Quais são as obrigações de quem deixa o cargo?
Sobre as obrigações de quem deixa o cargo de síndico, é sabido e lamentável que, na maior parte dos casos, aquele que encerra o mandato, simplesmente, não promove mais qualquer esclarecimento, seja a quem está assumindo a função, seja à coletividade. Não há uma cultura de transparência e colaboração. A Horus, por sua vez, ainda que não espere reciprocidade dos demais, sempre entrega uma pasta-arquivo ao condomínio cuja administração está deixando, contendo um índice e toda a documentação de seu mandato, do início ao fim, para facilitar e pavimentar o caminho do próximo síndico, e permitir que a transição ocorra, realmente, de forma harmoniosa.
Perguntado sobre as obrigações imediatas de quem entra na função de síndico, o especialista diz que esse é um assunto de pertinência ímpar, pois, por mais que o síndico profissional se cerque dos cuidados e busque tomar conhecimento, antecipadamente, da situação do condomínio, muitas vezes, acaba mesmo por se deparar com uma desagradável “caixinha de surpresas”. Afinal, determinadas informações só podem ser obtidas quando se toma posse do cargo. Se o trabalho de um síndico começa ainda nas pesquisas prévias, antes de enviar uma proposta a um condomínio, ele se torna verdadeiramente desafiador quando sua gestão tem início.
“A Horus elaborou um protocolo que vem se mostrando bastante exitoso, adotado assim que se assume a sindicatura de um condomínio. Primeiramente, é preciso estabelecer uma relação de parceria com a empresa administradora, para que se tenha acesso irrestrito a informações e documentos. A análise das pastas mensais é vital para o mapeamento de possíveis vulnerabilidades e urgências, que exijam ações imediatas. Busca-se o rápido entrosamento com o Conselho Consultivo e/ou Fiscal, pois o síndico não pode trabalhar sozinho. O apoio e o aval dos conselheiros são ativos importantes de uma bem-sucedida administração, e o pensamento de que estão todos no mesmo barco, com um objetivo em comum, precisa nortear esta relação, que nem sempre é fácil”, lista.
Além disso, afirma Marcio Barbalat, um bom gestor deve ter jogo de cintura, humildade, saber ouvir, e levar em conta a experiência dos membros do Conselho. Outra medida fundamental, quando se assume, é elaborar um checklist em todas as áreas: saber se o condomínio está em dia com suas obrigações trabalhistas e tributárias; descobrir se existem débitos perante a administração pública e/ou ex-funcionários, fornecedores, concessionárias e prestadores de serviços; tomar conhecimento de possíveis ações judiciais; checar questões relativas à autovistoria e atendimento às normas técnicas; estudar o quadro de funcionários e fazer cessar desperdícios e “farras” envolvendo escala e horas extras, que são comuns, entre outras medidas imprescindíveis.

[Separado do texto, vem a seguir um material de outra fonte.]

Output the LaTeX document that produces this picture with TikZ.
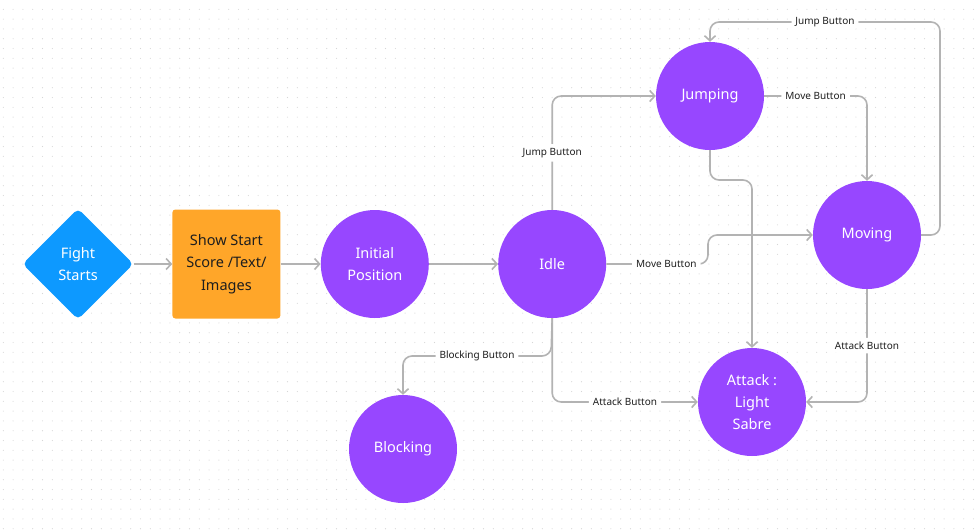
\documentclass[tikz,border=0pt]{standalone}
\usepackage{fontspec}
\setmainfont{Noto Sans}
\usetikzlibrary{shapes.geometric,positioning,arrows.meta}
\definecolor{flowblue}{HTML}{0D99FF}
\definecolor{floworange}{HTML}{FFA629}
\definecolor{statepurple}{HTML}{9747FF}
\definecolor{linkgray}{HTML}{B3B3B3}
\definecolor{inkdark}{HTML}{1E1E1E}
\definecolor{dotgray}{HTML}{D6D6D6}

\begin{document}
\begin{tikzpicture}[x=1pt,y=-1pt,node distance=40pt,
start/.style={
% The shape:
diamond, minimum width=111pt, minimum height=111pt, inner sep=0pt,
rounded corners=5pt,
% The rest
fill=flowblue, text=white, align=center,
font=\fontsize{14.5}{22}\selectfont},
screen/.style={
rectangle, minimum width=108pt, minimum height=109pt, inner sep=0pt,
rounded corners=3pt,
fill=floworange, text=inkdark, align=center,
font=\fontsize{14.5}{22.5}\selectfont},
state/.style={
circle, minimum size=108pt, inner sep=0pt,
fill=statepurple, text=white, align=center,
font=\fontsize{14.5}{22}\selectfont},
link/.style={draw=linkgray, line width=1.6pt, rounded corners=9pt,
-{Straight Barb[length=5pt,width=11pt]}},
btn/.style={fill=white, inner sep=4pt, text=inkdark,
font=\fontsize{10}{11}\selectfont}]

% background with dots
\fill[white] (0,0) rectangle (976,531);
\useasboundingbox (0,0) rectangle (976,531);
\foreach \gx in {0,...,99}
\foreach \gy in {0,...,54}
\fill[dotgray] (3.3+9.8*\gx, 9.3+9.8*\gy) circle (0.55pt);

\node (Fight) [start] at (78,264) {Fight\\Starts};
\node (ShowStart) [screen,right=38.5pt of Fight] {Show Start\\Score /Text/\\Images};
\node (Initial) [state,right=of ShowStart] {Initial\\Position};
\node (Idle) [state,right=69pt of Initial] {Idle};
\node (Jumping) [state] at (710,96) {Jumping};
\node (Moving) [state] at (867,235) {Moving};
\node (Attack) [state] at (752,402) {Attack :\\Light\\Sabre};
\node (Blocking) [state] at (403,449) {Blocking};

\path
(Fight) edge[link] (ShowStart) % simple edges
(ShowStart) edge[link] (Initial)
(Initial) edge[link] (Idle);

\draw[link] (Idle.north) -- node[btn]{Jump Button} (Idle.north |- Jumping.west) -- (Jumping.west);
\draw[link] (Idle.east) -- node[btn,pos=0.59]{Move Button} (708,264) -- (708,235) -- (Moving.west);
\draw[link] (Jumping.east) -- node[btn]{Move Button} (Moving.north |- Jumping.east) -- (Moving.north);
\draw[link] (Moving.east) -- (940,235) -- (940,22) -- node[btn]{Jump Button} (710,22) -- (Jumping.north);
\draw[link] (Jumping.south) -- (710,180) -- (752,180) -- (Attack.north);
\draw[link] (Moving.south) -- node[btn]{Attack Button} (Moving.south |- Attack.east) -- (Attack.east);
\draw[link] (Idle.south) -- (Idle.south |- Attack.west) -- node[btn]{Attack Button} (Attack.west);
\draw[link] (Idle.south) -- (551,356) -- node[btn]{Blocking Button} (403,356) -- (Blocking.north);

\end{tikzpicture}
\end{document}
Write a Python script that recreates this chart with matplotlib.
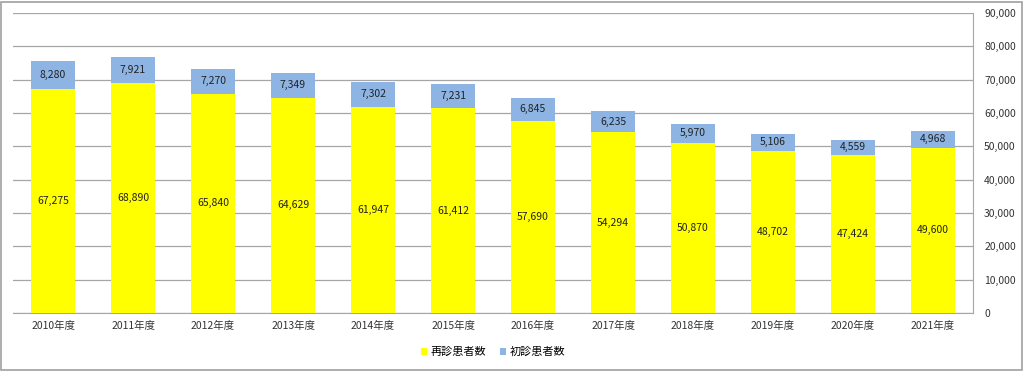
import matplotlib.pyplot as plt
from matplotlib.patches import Rectangle

plt.rcParams['font.family'] = ['Noto Sans CJK JP', 'DejaVu Sans']

# ========== DATA ==========
years = ['2010年度', '2011年度', '2012年度', '2013年度', '2014年度', '2015年度',
         '2016年度', '2017年度', '2018年度', '2019年度', '2020年度', '2021年度']
revisit = [67275, 68890, 65840, 64629, 61947, 61412, 57690, 54294, 50870, 48702, 47424, 49600]
first_visit = [8280, 7921, 7270, 7349, 7302, 7231, 6845, 6235, 5970, 5106, 4559, 4968]
yticks = list(range(0, 90001, 10000))

# ========== PLOT ==========
fig = plt.figure(figsize=(10.24, 3.71), dpi=100)
ax = fig.add_axes([13 / 1024, 1 - 313 / 371, 960 / 1024, 300 / 371])

x = range(len(years))
ax.bar(x, revisit, width=0.56, color='#FFFF00', label='再診患者数', zorder=3)
ax.bar(x, first_visit, width=0.56, bottom=revisit, color='#8EB4E3', label='初診患者数', zorder=3)

# value labels
for i in x:
    ax.text(i, revisit[i] / 2, f'{revisit[i]:,}', ha='center', va='center',
            fontsize=7.5, color='#222222', zorder=4)
    ax.text(i, revisit[i] + first_visit[i] / 2, f'{first_visit[i]:,}', ha='center',
            va='center', fontsize=7.5, color='#222222', zorder=4)

ax.set_xlim(-0.5, len(years) - 0.5)
ax.set_ylim(0, 90000)
ax.set_yticks(yticks)
ax.set_yticklabels([f'{v:,}' for v in yticks], fontsize=7.5, color='#333333')
ax.yaxis.tick_right()
ax.tick_params(axis='y', length=0, pad=8)
ax.set_xticks(list(x))
ax.set_xticklabels(years, fontsize=7.5, color='#333333')
ax.tick_params(axis='x', length=0, pad=6)

ax.grid(axis='y', color='#A6A6A6', linewidth=0.9, zorder=0)
for s in ['top', 'left']:
    ax.spines[s].set_visible(False)
ax.spines['right'].set_color('#A6A6A6')
ax.spines['bottom'].set_color('#A6A6A6')

ax.legend(loc='center', bbox_to_anchor=(0.5, -0.13), ncol=2, frameon=False,
          fontsize=8, handlelength=0.6, handleheight=0.6, handletextpad=0.3,
          columnspacing=1.2)

# outer frame
fig.patches.append(Rectangle((1 / 1024, 1 / 371), 1021 / 1024, 368 / 371,
                             transform=fig.transFigure, fill=False,
                             edgecolor='#A0A0A0', linewidth=1.2))

fig.savefig('out.png', dpi=100, facecolor='white')
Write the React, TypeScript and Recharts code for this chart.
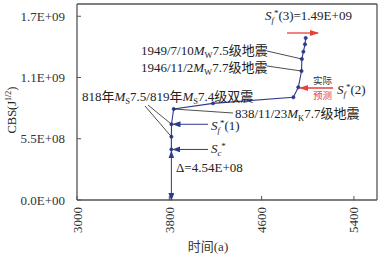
import { LineChart, Line, XAxis, YAxis, ReferenceLine } from 'recharts';

// time axis = year + 3000
const years = [3818, 3818, 3819, 3838, 4179, 4875, 4918, 4946, 4949, 4962, 4976, 4982];
const cbsValues = [4.54e8, 5.68e8, 6.8e8, 8.17e8, 8.68e8, 9.22e8, 1.012e9, 1.158e9, 1.266e9, 1.332e9, 1.398e9, 1.455e9];
const xTicks = [3000, 3800, 4600, 5400];
const yTicks = [0, 5.5e8, 1.1e9, 1.65e9];
const yTickLabels = ['0.0E+00', '5.5E+08', '1.1E+09', '1.7E+09'];

const data = years.map((year, i) => ({ year, cbs: cbsValues[i] }));

const W = 389;
const H = 257;
const LEFT = 77;
const TOP = 4;
const RIGHT = 12;
const BOTTOM = 57;
const X_DOMAIN = [3000, 5600];
const Y_DOMAIN = [0, 1.76e9];

const FONT = "'Liberation Serif', 'Noto Sans CJK SC', serif";
const NAVY = '#2e3a8c';
const RED = '#e5413a';
const AXIS = '#555';

// pixel helpers for the annotation overlay only
const px = (x: number) => LEFT + ((x - X_DOMAIN[0]) / (X_DOMAIN[1] - X_DOMAIN[0])) * (W - LEFT - RIGHT);
const py = (y: number) => TOP + (1 - (y - Y_DOMAIN[0]) / (Y_DOMAIN[1] - Y_DOMAIN[0])) * (H - TOP - BOTTOM);

const XTick = ({ x, y, payload }: any) => (
  <g>
    <line x1={x} y1={y} x2={x} y2={y - 4} stroke={AXIS} />
    <text
      x={x}
      y={y + 7}
      dy="0.35em"
      textAnchor="end"
      transform={`rotate(-90, ${x}, ${y + 7})`}
      fontFamily={FONT}
      fontSize={13}
      fill="#333"
    >
      {payload.value}
    </text>
  </g>
);

const YTick = ({ x, y, payload, index }: any) => (
  <g>
    <line x1={x} y1={y} x2={x + 4} y2={y} stroke={AXIS} />
    <text x={x - 12} y={y} dy="0.35em" textAnchor="end" fontFamily={FONT} fontSize={13} fill="#333">
      {yTickLabels[index] ?? payload.value}
    </text>
  </g>
);

// S_f* style label
const Sym = ({ sub, tail }: { sub: string; tail?: string }) => (
  <>
    <tspan fontStyle="italic">S</tspan>
    <tspan fontStyle="italic" fontSize={8.5} dy={3}>{sub}</tspan>
    <tspan fontSize={9} dy={-7}>*</tspan>
    {tail && <tspan dy={4}>{tail}</tspan>}
  </>
);

// M_S style magnitude followed by text on the baseline
const Mag = ({ sub, after }: { sub: string; after: string }) => (
  <>
    <tspan fontStyle="italic">M</tspan>
    <tspan fontSize={8.5} dy={3}>{sub}</tspan>
    <tspan dy={-3}>{after}</tspan>
  </>
);

const Annotations = () => {
  const x818 = px(3818);
  return (
    <svg width={W} height={H} style={{ position: 'absolute', left: 0, top: 0, pointerEvents: 'none' }}>
      <defs>
        <marker id="navyHead" markerWidth="8" markerHeight="6" refX="7" refY="3" orient="auto" markerUnits="userSpaceOnUse">
          <path d="M0,0 L8,3 L0,6 z" fill={NAVY} />
        </marker>
        <marker id="navyTail" markerWidth="8" markerHeight="6" refX="1" refY="3" orient="auto" markerUnits="userSpaceOnUse">
          <path d="M8,0 L0,3 L8,6 z" fill={NAVY} />
        </marker>
        <marker id="redHead" markerWidth="9" markerHeight="6" refX="8" refY="3" orient="auto" markerUnits="userSpaceOnUse">
          <path d="M0,0 L9,3 L0,6 z" fill={RED} />
        </marker>
      </defs>
      <g fontFamily={FONT} fontSize={13} fill="#222">
        {/* axis titles */}
        <text transform="translate(16, 110) rotate(-90)" textAnchor="middle" fontSize={12.5}>
          CBS(J<tspan fontSize={8} dy={-5}>1/2</tspan><tspan dy={5}>)</tspan>
        </text>
        <text x={208} y={251} textAnchor="middle" fontSize={13} fill="#333">时间(a)</text>

        {/* S_f*(3) */}
        <text x={265} y={20}><Sym sub="f" tail="(3)=1.49E+09" /></text>
        <line x1={287} y1={33} x2={318} y2={33} stroke={RED} strokeWidth={1.3} markerEnd="url(#redHead)" />

        {/* 1949 / 1946 */}
        <text x={141} y={55}>1949/7/10<Mag sub="W" after="7.5级地震" /></text>
        <line x1={267} y1={51} x2={px(4949)} y2={py(1.266e9)} stroke="#222" strokeWidth={0.8} />
        <text x={141} y={72}>1946/11/2<Mag sub="W" after="7.7级地震" /></text>
        <line x1={267} y1={66} x2={px(4946)} y2={py(1.158e9)} stroke="#222" strokeWidth={0.8} />

        {/* S_f*(2) */}
        <text x={313} y={84} fontSize={9.5} fill="#333">实际</text>
        <text x={313} y={99} fontSize={9.5} fill={RED}>预测</text>
        <line x1={333} y1={88} x2={px(4918) + 2} y2={88} stroke={RED} strokeWidth={1.3} markerEnd="url(#redHead)" />
        <text x={337} y={94}><Sym sub="f" tail="(2)" /></text>

        {/* 818/819 */}
        <text x={82} y={101}>818年<Mag sub="S" after="7.5/819年" /><Mag sub="S" after="7.4级双震" /></text>
        <line x1={148} y1={105} x2={px(3819)} y2={py(6.8e8)} stroke="#222" strokeWidth={0.8} />
        <line x1={145} y1={106} x2={px(3818)} y2={py(5.68e8)} stroke="#222" strokeWidth={0.8} />

        {/* 838 */}
        <text x={235} y={118}>838/11/23<Mag sub="K" after="7.7级地震" /></text>
        <line x1={px(3838)} y1={py(8.17e8)} x2={233} y2={113} stroke="#222" strokeWidth={0.8} />

        {/* S_f*(1), S_c* */}
        <line x1={208} y1={py(6.8e8)} x2={px(3819) + 2} y2={py(6.8e8)} stroke={NAVY} strokeWidth={1} markerEnd="url(#navyHead)" />
        <text x={211} y={130}><Sym sub="f" tail="(1)" /></text>
        <line x1={208} y1={py(4.54e8)} x2={x818 + 2} y2={py(4.54e8)} stroke={NAVY} strokeWidth={1} markerEnd="url(#navyHead)" />
        <text x={211} y={153}><Sym sub="c" /></text>

        {/* delta */}
        <line x1={x818} y1={py(4.54e8) + 2} x2={x818} y2={py(0)} stroke={NAVY} strokeWidth={1} markerStart="url(#navyTail)" markerEnd="url(#navyHead)" />
        <text x={176} y={172}>Δ=4.54E+08</text>
      </g>
    </svg>
  );
};

export default function App() {
  return (
    <div style={{ position: 'absolute', left: 0, top: 0, width: W, height: H, background: '#fff' }}>
      <LineChart width={W} height={H} data={data} margin={{ top: TOP, right: RIGHT, left: 0, bottom: 0 }}>
        <XAxis
          type="number"
          dataKey="year"
          domain={X_DOMAIN}
          ticks={xTicks}
          interval={0}
          height={BOTTOM}
          tickSize={0}
          tickMargin={0}
          tickLine={false}
          tick={(p: any) => <XTick {...p} />}
          axisLine={{ stroke: AXIS, strokeWidth: 1.3 }}
        />
        <YAxis
          type="number"
          dataKey="cbs"
          domain={Y_DOMAIN}
          ticks={yTicks}
          interval={0}
          width={LEFT}
          tickSize={0}
          tickMargin={0}
          tickLine={false}
          tick={(p: any) => <YTick {...p} />}
          axisLine={{ stroke: AXIS, strokeWidth: 1.3 }}
        />
        <ReferenceLine x={X_DOMAIN[1]} stroke={AXIS} strokeWidth={1.3} />
        <ReferenceLine y={Y_DOMAIN[1]} stroke={AXIS} strokeWidth={1.3} />
        <Line
          type="linear"
          dataKey="cbs"
          stroke={NAVY}
          strokeWidth={1.1}
          dot={{ r: 1.7, fill: NAVY, stroke: NAVY, strokeWidth: 0.5 }}
          isAnimationActive={false}
        />
      </LineChart>
      <Annotations />
    </div>
  );
}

“Enfim, somos da filosofia de que um síndico, ao assumir, deve entender, integralmente, os aspectos e as esferas que permeiam o condomínio, principalmente para evitar surpresas e poder agir, o quanto antes, na solução de problemas, e até convocando assembleia geral extraordinária, em questão de semanas ou de meses, a depender do resultado do checklist. O síndico, via de regra, é eleito em assembleia, quando os condôminos deliberam sobre o planejamento orçamentário. Entendemos que, ao tomar posse, ele se debruce sobre esses números, identifique possíveis fragilidades e, se necessário, proponha reajuste e/ou adoção de cota extra, em nome da previsibilidade e cautela que devem nortear seu trabalho”
Operacional e administrativo
A presença do síndico profissional nos condomínios, conversando com moradores e funcionários, entendendo suas necessidades, ouvindo insatisfações, é indispensável para a rápida compreensão da rotina condominial, auxiliando na identificação de possíveis conflitos, e permitindo solucioná-los da melhor forma. “No setor operacional, é importante que o gestor tente ganhar a confiança da coletividade e demonstre que está ciente das particularidades do local, bem como transpareça sua intenção de resolver problemas. Não deve se deixar levar por fofocas e ruídos, tampouco atuar para acirrar os ânimos, em vez de atenuá-los. O envio de relatórios periódicos, ao Conselho e aos moradores, é um bom meio de dar transparência, e evitar a disseminação de boatos e mal-entendidos”.
O departamento administrativo, por sua vez, deve cuidar da cotação de orçamentos dos serviços, fazer contatos por telefone e e-mail, e atuar junto às administradoras, enviando boletos e instruções, dando aval para pagamentos, checando o cumprimento de obrigações. “É um trabalho permanente de orientação e inspeção. No início de cada gestão recorremos, quando necessário, a escritórios de advocacia, para a análise de contratos com prestadores de serviço e identificação de eventuais desvantagens, excessos, injustiças e ilegalidades das quais o condomínio pode estar sendo vítima. Sendo este o caso, nós tentamos renegociá-los para condições justas. Se não for possível, buscamos empresas e profissionais de confiança, de modo a defender os interesses do condomínio”, conclui Marcio Barbalat.